Having started late, the Fed faces challenges in reducing stimulus at a time when fiscal policy is less stimulative, market-based financial conditions are more volatile, strong household balances are being gradually eroded by inflation and solid consumer spending, and Omicron is fuelling inflationary pressures through new disruptions to supply chains and the availability of workers.
These challenges will not stop the Fed from increasing interest rates once it ends its asset purchases. But they do raise important questions as to the durability of the hiking cycle.
Already markets are pushing against the notion that actual policy will validate the interest rate path projected by Fed officials at their December policy meeting. What is not clear is whether this would be a question of willingness or ability.
The possibility of the Fed losing its nerve, as it has done repeatedly in recent years, would be viewed by markets as constructive in the short term. It would keep the central bank engaged in offsetting hits to asset prices, which is particularly supportive for equities that benefit from the “least dirty shirt phenomenon” (ie, not comprehensively attractive but better than the vast majority of other asset classes).

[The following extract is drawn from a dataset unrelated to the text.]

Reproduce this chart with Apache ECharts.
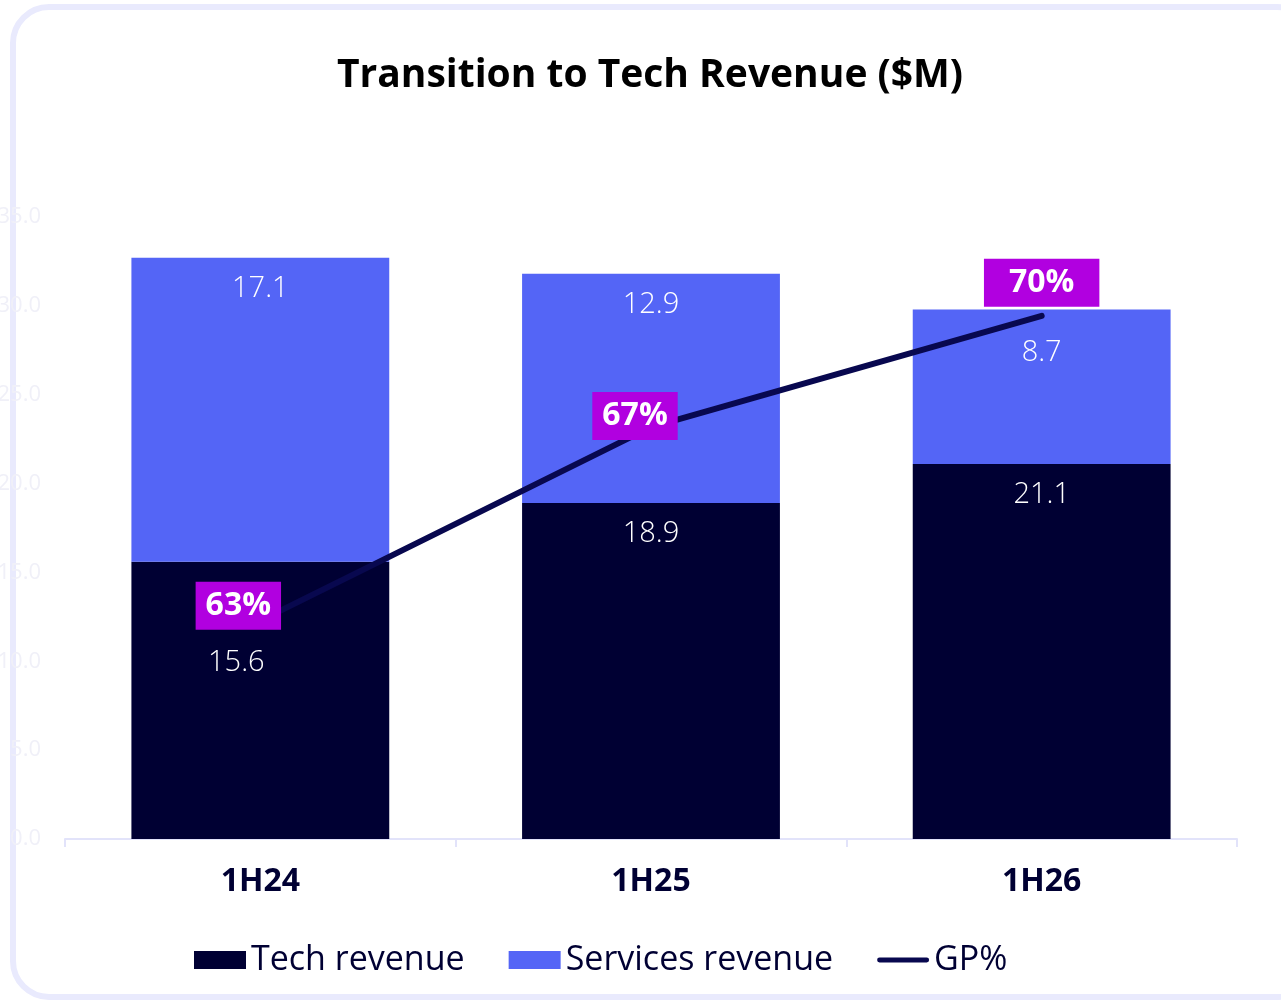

It would be even more supportive if this coincided with an orderly reduction in inflationary pressures, still the consensus view. This is still possible — just — if the Fed does more immediately to catch up with developments on the ground.
The “inability” scenario would be more problematic. Here, a system conditioned by more than a decade of floored interest rates and ample liquidity would quickly prove unable to tolerate higher rates.
Tighter financial conditions, while warranted by persistent inflation, would foster a highly unfriendly combination of financial instability and lower private demand. In its extreme — that of stagflation — policies become a lot less effective at a time just when markets are dealing with the trifecta of hitherto-underpriced liquidity, credit and solvency risk.
Inflation would eventually come down in this inability scenario but through a process that risks a sudden sharp drop in economic activity.
As the new year unfolds, both the Fed and markets have a huge stake in inflation coming down in an orderly way. But the window of opportunity for policy to achieve this is rapidly closing. The alternative is a disorderly drop, which would involve the even bigger Fed policy error of having to be too abrupt in tightening monetary policy after being way too slow previously.
In addition to the direct damage to the economy, this would probably lead to financial market accidents that amplify another round of unnecessary, and much larger, harm to livelihoods.